Now if the MDI file contains "dataset-1" as a value for the DATASET field for one of the described datasets then the program will look and find a matching data files directory at /uploads/customer-1/deposit-2016-01-01/dataset-1. The files in this directory are considered to be the payload for the target deposit. The relative paths in "dataset-1" will be preserved.

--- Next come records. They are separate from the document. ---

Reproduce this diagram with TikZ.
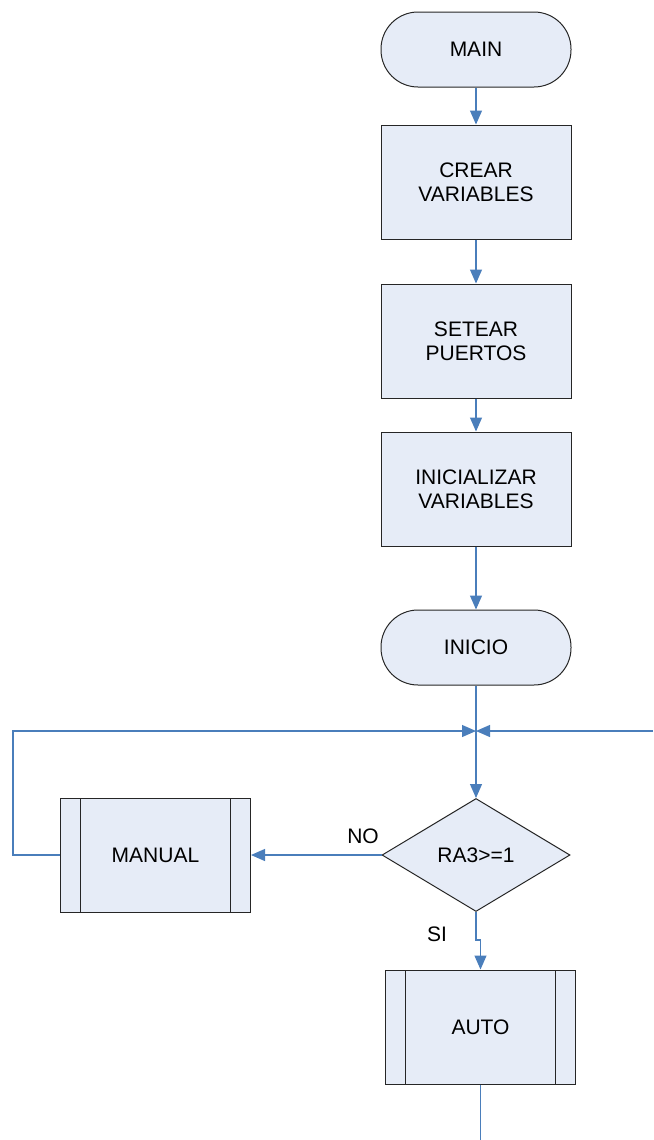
\documentclass[tikz,border=0pt]{standalone}
\usepackage{fontspec}
\setmainfont{Liberation Sans}
\usetikzlibrary{arrows.meta,shapes.geometric,calc}

\definecolor{flowblue}{RGB}{74,126,187}
\definecolor{flowfill}{RGB}{230,236,247}

\tikzset{
  base/.style={draw=black!85, fill=flowfill, line width=0.5pt, align=center,
    font=\fontsize{10.5}{12}\selectfont, inner sep=0pt},
  terminal/.style={base, rectangle, rounded corners=18.5pt,
    minimum width=95pt, minimum height=37.5pt},
  process/.style={base, rectangle, minimum width=95pt, minimum height=57pt},
  subproc/.style={process, path picture={
      \draw[line width=0.5pt] ([xshift=10pt]path picture bounding box.north west)
        -- ([xshift=10pt]path picture bounding box.south west);
      \draw[line width=0.5pt] ([xshift=-10pt]path picture bounding box.north east)
        -- ([xshift=-10pt]path picture bounding box.south east);}},
  decision/.style={base, diamond, aspect=1.66, minimum width=94pt, minimum height=56.5pt},
  flow/.style={draw=flowblue, line width=0.6pt},
  flowarrow/.style={flow, -{Triangle[width=6pt,length=7pt]}},
  lbl/.style={font=\fontsize{10.5}{12}\selectfont, inner sep=0pt}
}

\begin{document}
\begin{tikzpicture}[x=0.5pt, y=-0.5pt]
    \useasboundingbox (0,0) rectangle (653,1140);

    % main column
    \node[terminal] (main) at (476,49.5) {MAIN};
    \node[process] (crear) at (476,182) {CREAR\\VARIABLES};
    \node[process] (setear) at (476,341) {SETEAR\\PUERTOS};
    \node[process] (inicvar) at (476,489) {INICIALIZAR\\VARIABLES};
    \node[terminal] (inicio) at (476,647.5) {INICIO};

    % loop and decision
    \coordinate (join) at (476,731);
    \coordinate (loopleft) at (13,731);
    \coordinate (loopright) at (653,731);
    \coordinate (tail) at (480.5,1140);
    \node[decision] (ra3) at (476,855) {RA3>=1};
    \node[subproc] (manual) at (155.5,855) {MANUAL};
    \node[subproc] (auto) at (480.5,1027) {AUTO};

    \draw[flowarrow] (main) -- (crear);
    \draw[flowarrow] (crear) -- (setear);
    \draw[flowarrow] (setear) -- (inicvar);
    \draw[flowarrow] (inicvar) -- (inicio);
    \draw[flowarrow] (inicio) -- (ra3);

    % NO branch
    \draw[flowarrow] (ra3.west) -- (manual.east);
    \node[lbl] (no) at (363,836) {NO};
    \draw[flowarrow] (manual.west) -- (loopleft |- manual.west) -- (loopleft) -- (join);
    \draw[flowarrow] (loopright) -- (join);

    % SI branch
    \draw[flowarrow] (ra3.south) -- ++(0,28) -| (auto.north);
    \node[lbl] (si) at (437,934) {SI};
    \draw[flow] (auto.south) -- (tail);
\end{tikzpicture}
\end{document}
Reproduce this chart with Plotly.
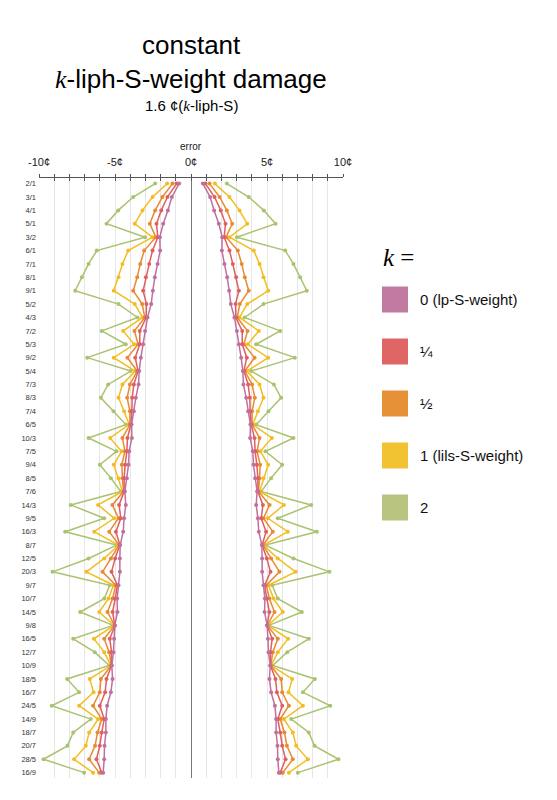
import plotly.graph_objects as go

categories = ["2/1", "3/1", "4/1", "5/1", "3/2", "6/1", "7/1", "8/1", "9/1", "5/2",
              "4/3", "7/2", "5/3", "9/2", "5/4", "7/3", "8/3", "7/4", "6/5", "10/3",
              "7/5", "9/4", "8/5", "7/6", "14/3", "9/5", "16/3", "8/7", "12/5", "20/3",
              "9/7", "10/7", "14/5", "9/8", "16/5", "12/7", "10/9", "18/5", "16/7", "24/5",
              "14/9", "18/7", "20/7", "28/5", "16/9"]

err_k0 = [0.78, 1.26, 1.52, 1.83, 2.05, 2.03, 2.20, 2.38, 2.51, 2.62,
          2.86, 3.02, 3.15, 3.30, 3.41, 3.45, 3.63, 3.76, 3.91, 3.89,
          4.07, 4.11, 4.22, 4.35, 4.29, 4.40, 4.46, 4.66, 4.68, 4.68,
          4.77, 4.86, 4.84, 5.01, 5.06, 5.10, 5.21, 5.16, 5.27, 5.52,
          5.60, 5.60, 5.69, 5.71, 5.78]
err_k14 = [0.95, 1.55, 1.96, 2.27, 2.18, 2.53, 2.75, 2.97, 3.15, 2.93,
           2.95, 3.37, 3.37, 3.67, 3.48, 3.76, 3.87, 3.89, 3.96, 4.18,
           4.22, 4.33, 4.40, 4.40, 4.73, 4.62, 4.94, 4.68, 4.99, 5.23,
           4.84, 4.99, 5.16, 5.01, 5.34, 5.23, 5.23, 5.56, 5.65, 6.00,
           5.71, 5.87, 6.00, 6.22, 5.87]
err_k12 = [1.22, 1.88, 2.36, 2.71, 2.31, 3.08, 3.34, 3.54, 3.80, 3.21,
           3.04, 3.72, 3.48, 4.18, 3.54, 4.02, 4.20, 4.02, 4.02, 4.51,
           4.35, 4.55, 4.51, 4.44, 5.17, 4.77, 5.38, 4.73, 5.27, 5.82,
           4.95, 5.16, 5.49, 5.03, 5.71, 5.38, 5.25, 5.93, 6.00, 6.44,
           5.87, 6.15, 6.31, 6.70, 6.04]
err_k1 = [1.57, 2.53, 3.19, 3.70, 2.53, 4.13, 4.51, 4.77, 5.08, 3.70,
          3.19, 4.46, 3.74, 5.08, 3.67, 4.51, 4.77, 4.40, 4.07, 5.32,
          4.57, 5.08, 4.77, 4.51, 6.11, 5.06, 6.37, 4.77, 5.71, 6.88,
          5.10, 5.43, 6.04, 5.06, 6.39, 5.71, 5.27, 6.66, 6.41, 7.36,
          6.11, 6.70, 6.92, 7.69, 6.44]
err_k2 = [2.36, 3.80, 4.79, 5.56, 3.02, 6.20, 6.74, 7.18, 7.62, 4.77,
          3.52, 5.87, 4.29, 6.83, 3.96, 5.45, 5.93, 5.10, 4.29, 6.74,
          4.90, 6.00, 5.27, 4.62, 7.91, 5.71, 8.28, 4.90, 6.74, 9.11,
          5.34, 5.71, 7.29, 5.12, 7.75, 6.33, 5.38, 8.15, 7.36, 9.16,
          6.59, 7.75, 8.13, 9.70, 7.03]

series_labels = ["0 (lp-S-weight)", "¼", "½", "1 (lils-S-weight)", "2"]
series_values = [err_k0, err_k14, err_k12, err_k1, err_k2]
line_colors = ["#c0709f", "#e05e5e", "#e88a30", "#f3bd22", "#a9c36f"]
legend_colors = ["#c27ba0", "#e06666", "#e69138", "#f1c232", "#b8c47f"]

x_ticks = list(range(-10, 11))
x_ticktext = [f"{v}¢" if v % 5 == 0 else "" for v in x_ticks]

SANS = "Liberation Sans, Arial, sans-serif"
SERIF = "Liberation Serif"

fig = go.Figure()

# draw k=2 first so k=0 ends up on top
for label, vals, col in reversed(list(zip(series_labels, series_values, line_colors))):
    for side in (1, -1):
        fig.add_trace(go.Scatter(
            x=[side * v for v in vals], y=categories, mode="lines+markers",
            line=dict(color=col, width=1.5), marker=dict(color=col, size=4),
            name=label, showlegend=False, hoverinfo="skip"))

# invisible trace to anchor the secondary tick axis
fig.add_trace(go.Scatter(x=[None], y=[None], xaxis="x2", showlegend=False, hoverinfo="skip"))

# page offset of the figure (default body margin)
OFF = 8
# plot area in page pixels: x 39..343, y 178..778
L, R, T, B = 39 - OFF, 343 - OFF, 178 - OFF, 778 - OFF
W, H = 557, 800

def px_x(p):
    return (p - OFF - L) / (R - L)

def px_y(p):
    return (B - (p - OFF)) / (B - T)

annotations = [
    dict(text="constant", x=0.5, y=px_y(45), font=dict(size=26, family=SANS, color="#000")),
    dict(text=f'<span style="font-family:{SERIF}"><i>k</i></span>-liph-S-weight damage',
         x=0.5, y=px_y(79), font=dict(size=26, family=SANS, color="#000")),
    dict(text=f'1.6 ¢(<span style="font-family:{SERIF}"><i>k</i></span>-liph-S)',
         x=0.5, y=px_y(105), font=dict(size=15, family=SANS, color="#000")),
    dict(text="error", x=0.5, y=px_y(146), font=dict(size=10, family=SANS, color="#222")),
    dict(text="<i>k</i> =", x=px_x(381), y=px_y(257), xanchor="left",
         font=dict(size=25, family=SERIF, color="#000")),
]
for a in annotations[:4]:
    a.update(xanchor="center")
for a in annotations:
    a.update(xref="paper", yref="paper", showarrow=False, yanchor="middle")

shapes = []
centers = [299.5, 351.5, 403.5, 455.5, 507.5]
for label, col, c in zip(series_labels, legend_colors, centers):
    shapes.append(dict(type="rect", xref="paper", yref="paper",
                       x0=px_x(382), x1=px_x(408), y0=px_y(c + 13), y1=px_y(c - 13),
                       fillcolor=col, line=dict(width=0)))
    annotations.append(dict(text=label, xref="paper", yref="paper", x=px_x(418), y=px_y(c),
                            xanchor="left", yanchor="middle", showarrow=False,
                            font=dict(size=15, family=SANS, color="#111")))

fig.update_layout(
    width=W, height=H,
    margin=dict(l=L, r=W - R, t=T, b=H - B, pad=0),
    paper_bgcolor="white", plot_bgcolor="white",
    showlegend=False,
    annotations=annotations, shapes=shapes,
    xaxis=dict(side="top", range=[-10, 10], tickmode="array", tickvals=x_ticks,
               ticktext=x_ticktext, ticks="outside", ticklen=3, tickcolor="#555",
               showline=True, linecolor="#555", linewidth=1,
               showgrid=True, gridcolor="#e6e6e6", gridwidth=1,
               zeroline=True, zerolinecolor="#777", zerolinewidth=1,
               ticklabelstandoff=4,
               tickfont=dict(size=11, family=SANS, color="#222"), fixedrange=True),
    xaxis2=dict(overlaying="x", side="top", anchor="y", range=[-10, 10], tickmode="array",
                tickvals=x_ticks, ticks="inside", ticklen=3, tickcolor="#555",
                showticklabels=False, showgrid=False, zeroline=False, showline=False),
    yaxis=dict(type="category", categoryorder="array", categoryarray=categories,
               range=[44.4, -0.42], showgrid=False, zeroline=False, showline=False,
               ticks="", tickfont=dict(size=7.5, family=SANS, color="#333"),
               ticklabelstandoff=2),
)

fig.write_html("out.html")
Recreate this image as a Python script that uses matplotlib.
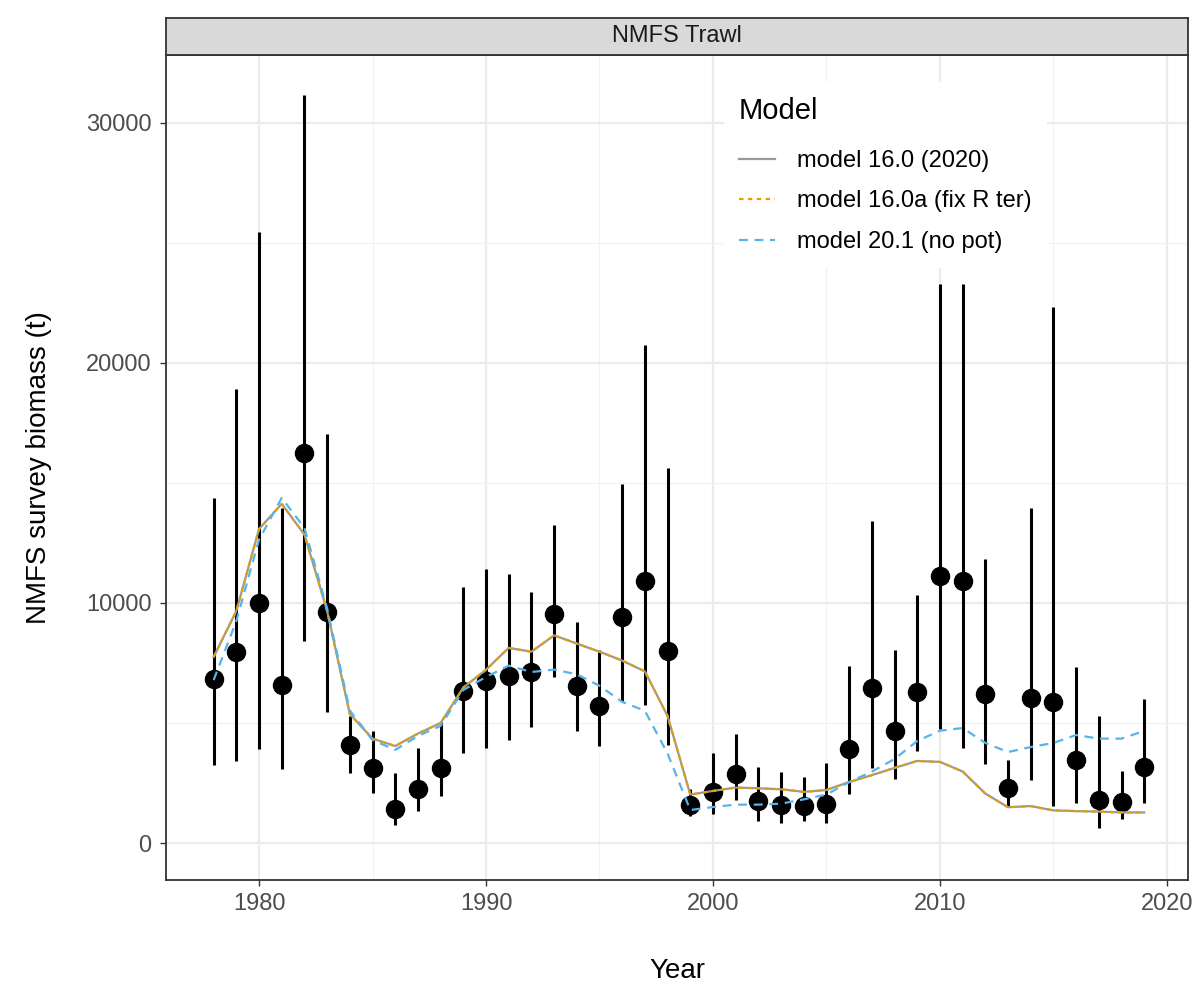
import numpy as np
import matplotlib
matplotlib.use("Agg")
import matplotlib.pyplot as plt
from matplotlib.ticker import MultipleLocator

plt.rcParams['font.family'] = ['Liberation Sans', 'DejaVu Sans']

years = list(range(1978, 2020))

# survey index (t) with lower / upper interval
obs = [6830, 7970, 9980, 6580, 16250, 9625, 4080, 3125, 1420, 2270,
       3125, 6330, 6750, 6960, 7125, 9560, 6550, 5690, 9430, 10920,
       8000, 1600, 2125, 2875, 1750, 1580, 1525, 1640, 3920, 6460,
       4650, 6310, 11130, 10920, 6220, 2290, 6050, 5890, 3470, 1800,
       1710, 3170]
lower = [3250, 3400, 3925, 3080, 8430, 5460, 2920, 2080, 750, 1330,
         1960, 3750, 3970, 4290, 4830, 6920, 4670, 4050, 5910, 5770,
         4100, 1125, 1210, 1790, 930, 850, 900, 830, 2040, 3125,
         2680, 3830, 4730, 3940, 3290, 1540, 2625, 1540, 1680, 625,
         1010, 1680]
# 2010 and 2011 upper ends are hidden behind the legend in the original
upper = [14380, 18920, 25460, 13960, 31180, 17040, 5310, 4670, 2925, 3970,
         5050, 10670, 11420, 11210, 10460, 13250, 9190, 8040, 14960, 20730,
         15630, 2250, 3770, 4540, 3175, 2960, 2730, 3330, 7375, 13420,
         8040, 10350, 23300, 23300, 11830, 3470, 13940, 22350, 7330, 5310,
         2980, 6010]

m160 = [7750, 9670, 13080, 14130, 12850, 9670, 5375, 4350, 4040, 4560,
        5000, 6475, 7220, 8130, 7970, 8650, 8310, 7970, 7600, 7150,
        5290, 2020, 2170, 2310, 2280, 2240, 2130, 2210, 2540, 2830,
        3130, 3420, 3380, 2980, 2060, 1490, 1540, 1360, 1330, 1310,
        1275, 1275]
m160a = [7750, 9670, 13080, 14130, 12850, 9670, 5375, 4350, 4040, 4560,
         5000, 6475, 7220, 8130, 7970, 8650, 8310, 7970, 7600, 7150,
         5290, 2020, 2170, 2310, 2280, 2240, 2130, 2210, 2540, 2830,
         3130, 3420, 3380, 2980, 2060, 1490, 1540, 1360, 1330, 1310,
         1275, 1275]
m201 = [6790, 9250, 12640, 14380, 13130, 9770, 5520, 4290, 3880, 4460,
        4880, 6375, 6920, 7390, 7125, 7225, 7030, 6550, 5880, 5510,
        3725, 1375, 1500, 1600, 1600, 1640, 1820, 2020, 2540, 2975,
        3500, 4250, 4680, 4790, 4170, 3790, 4000, 4170, 4500, 4350,
        4350, 4670]

model_names = ['model 16.0 (2020)', 'model 16.0a (fix R ter)', 'model 20.1 (no pot)']

fig = plt.figure(figsize=(12.01, 9.85), dpi=100)
ax = fig.add_axes([0.1382, 0.1066, 0.851, 0.8376])

yerr = [np.array(obs) - np.array(lower), np.array(upper) - np.array(obs)]
ax.errorbar(years, obs, yerr=yerr, fmt='o', color='black', ms=13,
            elinewidth=2.2, capsize=0, zorder=3)

ax.plot(years, m160, color='#999999', lw=1.6, ls='-', label=model_names[0], zorder=4)
ax.plot(years, m160a, color='#E69F00', lw=1.6, ls=(0, (2, 2)), label=model_names[1], zorder=5)
ax.plot(years, m201, color='#56B4E9', lw=1.6, ls=(0, (4, 3)), label=model_names[2], zorder=6)

ax.set_xlim(1975.9, 2020.93)
ax.set_ylim(-1540, 32830)
ax.xaxis.set_major_locator(MultipleLocator(10))
ax.xaxis.set_minor_locator(MultipleLocator(5))
ax.yaxis.set_major_locator(MultipleLocator(10000))
ax.yaxis.set_minor_locator(MultipleLocator(5000))
ax.grid(which='major', color='#EBEBEB', lw=1.6)
ax.grid(which='minor', color='#F2F2F2', lw=0.9)
ax.set_axisbelow(True)
ax.tick_params(which='minor', length=0)
ax.tick_params(which='major', length=4, width=1, color='#333333',
               labelsize=17, labelcolor='#4D4D4D')
ax.tick_params(axis='x', pad=5.5)
ax.tick_params(axis='y', pad=6.5)
for s in ax.spines.values():
    s.set_color('#333333')
    s.set_linewidth(1.3)

ax.set_xlabel('Year', fontsize=20, labelpad=31)
ax.set_ylabel('NMFS survey biomass (t)', fontsize=20, labelpad=24)

# facet strip
strip = fig.add_axes([0.1382, 0.9442, 0.851, 0.0376])
strip.set_facecolor('#D9D9D9')
strip.set_xticks([])
strip.set_yticks([])
for s in strip.spines.values():
    s.set_color('#333333')
    s.set_linewidth(1.3)
strip.text(0.5, 0.5, 'NMFS Trawl', ha='center', va='center', fontsize=17,
           color='#1A1A1A', transform=strip.transAxes)

leg = ax.legend(loc='upper left', bbox_to_anchor=(0.534, 0.982), title='Model',
                fontsize=17, title_fontsize=21, frameon=True, framealpha=1,
                facecolor='white', edgecolor='none', fancybox=False,
                handlelength=1.53, handletextpad=0.95, labelspacing=0.78,
                alignment='left', borderpad=0.65)
leg._legend_box.sep = 18
leg.set_zorder(10)

fig.savefig('out.png', dpi=100)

The resulting deposit will have the following location and lay-out:

 /data/csv-deposits/deposit-2016-01-01-dataset-1/
                                  |
                                  +- deposit.properties
                                  |
                                  +- bag
                                      |
                                      +- bagit.txt
                                      | 
                                      +- baginfo.txt
                                      |
                                      +- <manifest-files>* (multiple manifest files, not elaborated here)
                                      |
                                      +- data
                                      |    |
                                      |    +- subdir-x
                                      |    |    |
                                      |    |    +- file-y
                                      |    |    |
                                      |    |    +- file-z
                                      |    |    |
                                      |    |    +- video1.mpeg
                                      |    |
                                      |    +- video2.mpeg
                                      |
                                      +- metadata
                                           |
                                           +- dataset.xml
                                           |
                                           +- files.xml

Note that to create a unique deposit-directory the Multi-Deposit Directory name is combined with the DATASET value.